■ What needs to be done
Locate the lines of the listing below that hold "matplotlib", then copy each of them.

[Rows from a dataset of charts and code]

* start *

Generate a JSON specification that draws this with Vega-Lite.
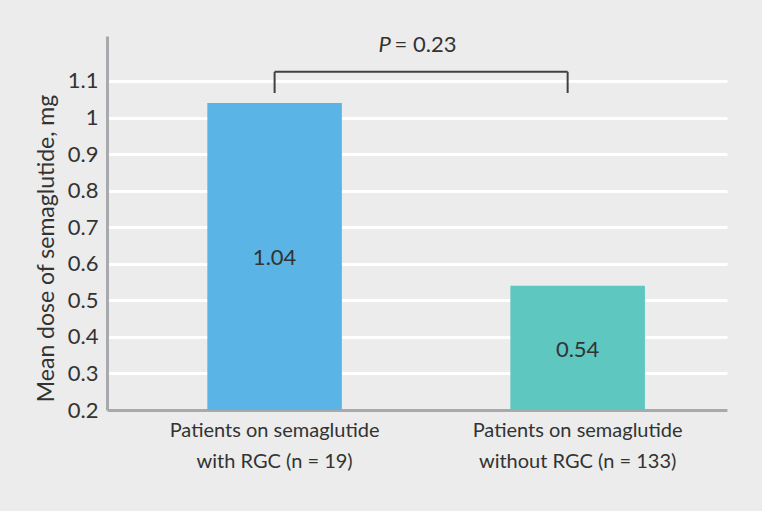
{
  "$schema": "https://vega.github.io/schema/vega-lite/v6.json",
  "autosize": {"type": "none"},
  "padding": {"left": 107, "top": 36, "right": 35, "bottom": 101},
  "width": 620,
  "height": 374,
  "background": "#ebeceb",
  "view": {"fill": null, "stroke": null},
  "data": {
    "values": [
      {"group": "Patients on semaglutide with RGC (n = 19)", "dose": 1.04},
      {"group": "Patients on semaglutide without RGC (n = 133)", "dose": 0.54}
    ]
  },
  "encoding": {
    "x": {
      "field": "group",
      "type": "nominal",
      "sort": null,
      "scale": {"paddingInner": 0.556, "paddingOuter": 0.301, "align": 0.55},
      "axis": {
        "title": null,
        "labelAngle": 0,
        "labelExpr": "[slice(datum.label, 0, 23), slice(datum.label, 24)]",
        "labelFontSize": 20,
        "labelLineHeight": 31,
        "labelPadding": 10,
        "labelLimit": 400
      }
    }
  },
  "layer": [
    {
      "mark": {"type": "bar"},
      "encoding": {
        "y": {
          "field": "dose",
          "type": "quantitative",
          "scale": {"domain": [0.2, 1.223], "nice": false, "zero": false},
          "axis": {
            "title": "Mean dose of semaglutide, mg",
            "values": [0.2, 0.3, 0.4, 0.5, 0.6, 0.7, 0.8, 0.9, 1, 1.1],
            "format": "~g",
            "grid": true,
            "labelFontSize": 22,
            "titleFontSize": 23,
            "titleX": -61,
            "titleY": 212,
            "titleBaseline": "middle",
            "titleAlign": "center"
          }
        },
        "y2": {"datum": 0.2},
        "color": {
          "field": "group",
          "type": "nominal",
          "scale": {"range": ["#5ab4e6", "#5ec7bf"]},
          "legend": null
        }
      }
    },
    {
      "transform": [{"calculate": "(datum.dose + 0.2) / 2", "as": "mid"}],
      "mark": {"type": "text", "fontSize": 22, "color": "#333333", "baseline": "middle", "dy": 2},
      "encoding": {
        "y": {"field": "mid", "type": "quantitative"},
        "text": {"field": "dose", "type": "quantitative", "format": ".2f"}
      }
    },
    {
      "data": {"values": [{}]},
      "mark": {"type": "rule", "color": "#404040", "strokeWidth": 2, "x2Offset": -10},
      "encoding": {
        "x": {"datum": "Patients on semaglutide with RGC (n = 19)", "type": "nominal"},
        "x2": {"datum": "Patients on semaglutide without RGC (n = 133)"},
        "y": {"datum": 1.125, "type": "quantitative"}
      }
    },
    {
      "data": {"values": [{}]},
      "mark": {"type": "rule", "color": "#404040", "strokeWidth": 2},
      "encoding": {
        "x": {"datum": "Patients on semaglutide with RGC (n = 19)", "type": "nominal"},
        "y": {"datum": 1.125, "type": "quantitative"},
        "y2": {"datum": 1.067}
      }
    },
    {
      "data": {"values": [{}]},
      "mark": {"type": "rule", "color": "#404040", "strokeWidth": 2, "xOffset": -10},
      "encoding": {
        "x": {"datum": "Patients on semaglutide without RGC (n = 133)", "type": "nominal"},
        "y": {"datum": 1.125, "type": "quantitative"},
        "y2": {"datum": 1.067}
      }
    },
    {
      "data": {"values": [{}]},
      "mark": {"type": "text", "text": "P", "fontStyle": "italic", "fontSize": 22, "color": "#333333", "align": "left", "baseline": "middle", "dx": 104},
      "encoding": {
        "x": {"datum": "Patients on semaglutide with RGC (n = 19)", "type": "nominal"},
        "y": {"datum": 1.198, "type": "quantitative"}
      }
    },
    {
      "data": {"values": [{}]},
      "mark": {"type": "text", "text": "= 0.23", "fontSize": 22, "color": "#333333", "align": "left", "baseline": "middle", "dx": 120},
      "encoding": {
        "x": {"datum": "Patients on semaglutide with RGC (n = 19)", "type": "nominal"},
        "y": {"datum": 1.198, "type": "quantitative"}
      }
    }
  ],
  "config": {
    "font": "Lato",
    "text": {"font": "Lato"},
    "axis": {
      "labelFont": "Lato",
      "titleFont": "Lato",
      "titleFontWeight": "normal",
      "labelColor": "#333333",
      "titleColor": "#333333",
      "domainColor": "#a8a9ad",
      "domainWidth": 3,
      "ticks": false,
      "gridColor": "#ffffff",
      "gridWidth": 3,
      "gridOpacity": 1,
      "labelPadding": 9,
      "zindex": 1
    },
    "axisX": {"grid": false}
  }
}
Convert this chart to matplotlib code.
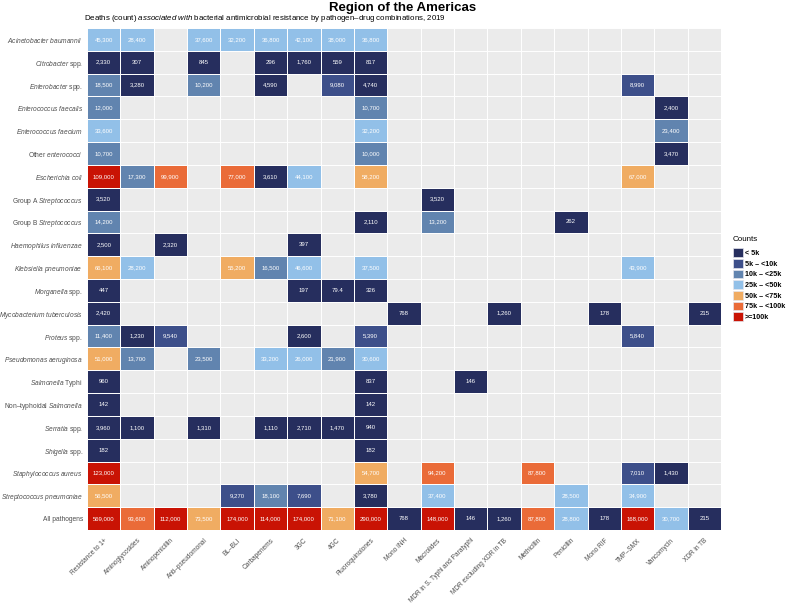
import numpy as np
import matplotlib
matplotlib.use("Agg")
import matplotlib.pyplot as plt
from matplotlib.colors import ListedColormap, BoundaryNorm
from matplotlib.patches import Patch

plt.rcParams["font.family"] = ["Liberation Sans", "DejaVu Sans"]
plt.rcParams["mathtext.fontset"] = "custom"
plt.rcParams["mathtext.rm"] = "Liberation Sans"
plt.rcParams["mathtext.it"] = "Liberation Sans:italic"

# row labels (mathtext marks the italic parts)
pathogens = [
    r"$\mathit{Acinetobacter\ baumannii}$",
    r"$\mathit{Citrobacter}$ spp.",
    r"$\mathit{Enterobacter}$ spp.",
    r"$\mathit{Enterococcus\ faecalis}$",
    r"$\mathit{Enterococcus\ faecium}$",
    r"Other $\mathit{enterococci}$",
    r"$\mathit{Escherichia\ coli}$",
    r"Group A $\mathit{Streptococcus}$",
    r"Group B $\mathit{Streptococcus}$",
    r"$\mathit{Haemophilus\ influenzae}$",
    r"$\mathit{Klebsiella\ pneumoniae}$",
    r"$\mathit{Morganella}$ spp.",
    r"$\mathit{Mycobacterium\ tuberculosis}$",
    r"$\mathit{Proteus}$ spp.",
    r"$\mathit{Pseudomonas\ aeruginosa}$",
    r"$\mathit{Salmonella}$ Typhi",
    r"Non–typhoidal $\mathit{Salmonella}$",
    r"$\mathit{Serratia}$ spp.",
    r"$\mathit{Shigella}$ spp.",
    r"$\mathit{Staphylococcus\ aureus}$",
    r"$\mathit{Streptococcus\ pneumoniae}$",
    "All pathogens",
]

drugs = ["Resistance to 1+", "Aminoglycosides", "Aminopenicillin", "Anti–pseudomonal",
         "BL–BLI", "Carbapenems", "3GC", "4GC", "Fluoroquinolones", "Mono INH",
         "Macrolides", "MDR in S. Typhi and Paratyphi", "MDR excluding XDR in TB",
         "Methicillin", "Penicillin", "Mono RIF", "TMP–SMX", "Vancomycin", "XDR in TB"]

N = None
deaths = [
    [45300, 28400, N, 37600, 32200, 36800, 42100, 38000, 36800, N, N, N, N, N, N, N, N, N, N],
    [2330, 307, N, 845, N, 296, 1760, 559, 817, N, N, N, N, N, N, N, N, N, N],
    [18500, 3280, N, 10200, N, 4590, N, 9080, 4740, N, N, N, N, N, N, N, 8990, N, N],
    [12000, N, N, N, N, N, N, N, 10700, N, N, N, N, N, N, N, N, 2400, N],
    [33600, N, N, N, N, N, N, N, 32200, N, N, N, N, N, N, N, N, 23400, N],
    [10700, N, N, N, N, N, N, N, 10000, N, N, N, N, N, N, N, N, 3470, N],
    [109000, 17300, 99900, N, 77000, 3610, 44100, N, 58200, N, N, N, N, N, N, N, 67000, N, N],
    [3520, N, N, N, N, N, N, N, N, N, 3520, N, N, N, N, N, N, N, N],
    [14200, N, N, N, N, N, N, N, 2110, N, 13200, N, N, N, 262, N, N, N, N],
    [2500, N, 2320, N, N, N, 397, N, N, N, N, N, N, N, N, N, N, N, N],
    [66100, 28200, N, N, 55200, 16500, 46600, N, 37500, N, N, N, N, N, N, N, 43900, N, N],
    [447, N, N, N, N, N, 197, 79.4, 326, N, N, N, N, N, N, N, N, N, N],
    [2420, N, N, N, N, N, N, N, N, 768, N, N, 1260, N, N, 178, N, N, 215],
    [11400, 1230, 9540, N, N, N, 2600, N, 5390, N, N, N, N, N, N, N, 5840, N, N],
    [51000, 13700, N, 23500, N, 33200, 26000, 21900, 30600, N, N, N, N, N, N, N, N, N, N],
    [960, N, N, N, N, N, N, N, 837, N, N, 146, N, N, N, N, N, N, N],
    [142, N, N, N, N, N, N, N, 142, N, N, N, N, N, N, N, N, N, N],
    [3960, 1100, N, 1310, N, 1110, 2710, 1470, 940, N, N, N, N, N, N, N, N, N, N],
    [182, N, N, N, N, N, N, N, 182, N, N, N, N, N, N, N, N, N, N],
    [123000, N, N, N, N, N, N, N, 54700, N, 94200, N, N, 87800, N, N, 7010, 1430, N],
    [56500, N, N, N, 9270, 18100, 7690, N, 3780, N, 37400, N, N, N, 28500, N, 34900, N, N],
    [569000, 93600, 112000, 73500, 174000, 114000, 174000, 71100, 290000, 768,
     148000, 146, 1260, 87800, 28800, 178, 168000, 30700, 215],
]

bins = [0, 5000, 10000, 25000, 50000, 75000, 100000, 1e7]
bin_labels = ["< 5k", "5k – <10k", "10k – <25k", "25k – <50k",
              "50k – <75k", "75k – <100k", ">=100k"]
bin_colors = ["#262E5E", "#3D4F8A", "#6184AF", "#92C0E8", "#F0AC62", "#EA6B38", "#C91304"]

vals = np.array([[np.nan if v is None else v for v in row] for row in deaths], dtype=float)
nrow, ncol = vals.shape

fig = plt.figure(figsize=(7.87, 6.03), dpi=100)
ax = fig.add_axes([87 / 787, 1 - 530 / 603, 634 / 787, 502 / 603])
ax.set_facecolor("#EBEBEB")

cmap = ListedColormap(bin_colors)
norm = BoundaryNorm(bins, cmap.N)
ax.pcolormesh(np.arange(ncol + 1), np.arange(nrow + 1), np.ma.masked_invalid(vals),
              cmap=cmap, norm=norm, edgecolors="#E4E4EC", linewidth=0.5)

for i in range(nrow):
    for j in range(ncol):
        v = vals[i, j]
        if np.isnan(v):
            continue
        txt = f"{v:,.0f}" if v >= 100 else f"{v:g}"
        ax.text(j + 0.5, i + 0.5, txt, ha="center", va="center", color="white", fontsize=4.3)

ax.set_xlim(0, ncol)
ax.set_ylim(nrow, 0)
ax.set_xticks(np.arange(ncol) + 0.5)
ax.set_xticklabels(drugs, rotation=45, ha="right", va="top", rotation_mode="anchor",
                   fontsize=4.7, color="#4D4D4D")
ax.set_yticks(np.arange(nrow) + 0.5)
ax.set_yticklabels(pathogens, fontsize=4.8, color="#4D4D4D")
ax.tick_params(axis="x", length=0, pad=5)
ax.tick_params(axis="y", length=0, pad=3)
ax.set_xticks(np.arange(ncol + 1), minor=True)
ax.set_yticks(np.arange(nrow + 1), minor=True)
ax.tick_params(which="minor", length=0)
ax.grid(which="minor", color="white", linewidth=0.7)
ax.grid(which="major", visible=False)
for s in ax.spines.values():
    s.set_visible(False)

fig.text(403 / 787, 1 - 8 / 603, "Region of the Americas", ha="center", va="center",
         fontsize=9.5, fontweight="bold")
fig.text(84 / 787, 1 - 19 / 603,
         r"Deaths (count) $\mathit{associated\ with}$ bacterial antimicrobial resistance by pathogen–drug combinations, 2019",
         ha="left", va="center", fontsize=5.65)

handles = [Patch(facecolor=c, edgecolor="#E4E4EC", linewidth=0.5) for c in bin_colors]
leg = fig.legend(handles, bin_labels, title="Counts", loc="upper left",
                 bbox_to_anchor=(730 / 787, 1 - 233 / 603), frameon=False,
                 fontsize=5.1, title_fontsize=5.8, handlelength=1.45, handleheight=1.5,
                 labelspacing=0.28, handletextpad=0.3, borderaxespad=0)
leg._legend_box.align = "left"
leg._legend_box.sep = 4
for t in leg.get_texts():
    t.set_fontweight("bold")

fig.savefig("out.png", dpi=100)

* end *

■ Solution
Convert this chart to matplotlib code.
import matplotlib
matplotlib.use("Agg")
import matplotlib.pyplot as plt
from matplotlib.colors import ListedColormap, BoundaryNorm
from matplotlib.patches import Patch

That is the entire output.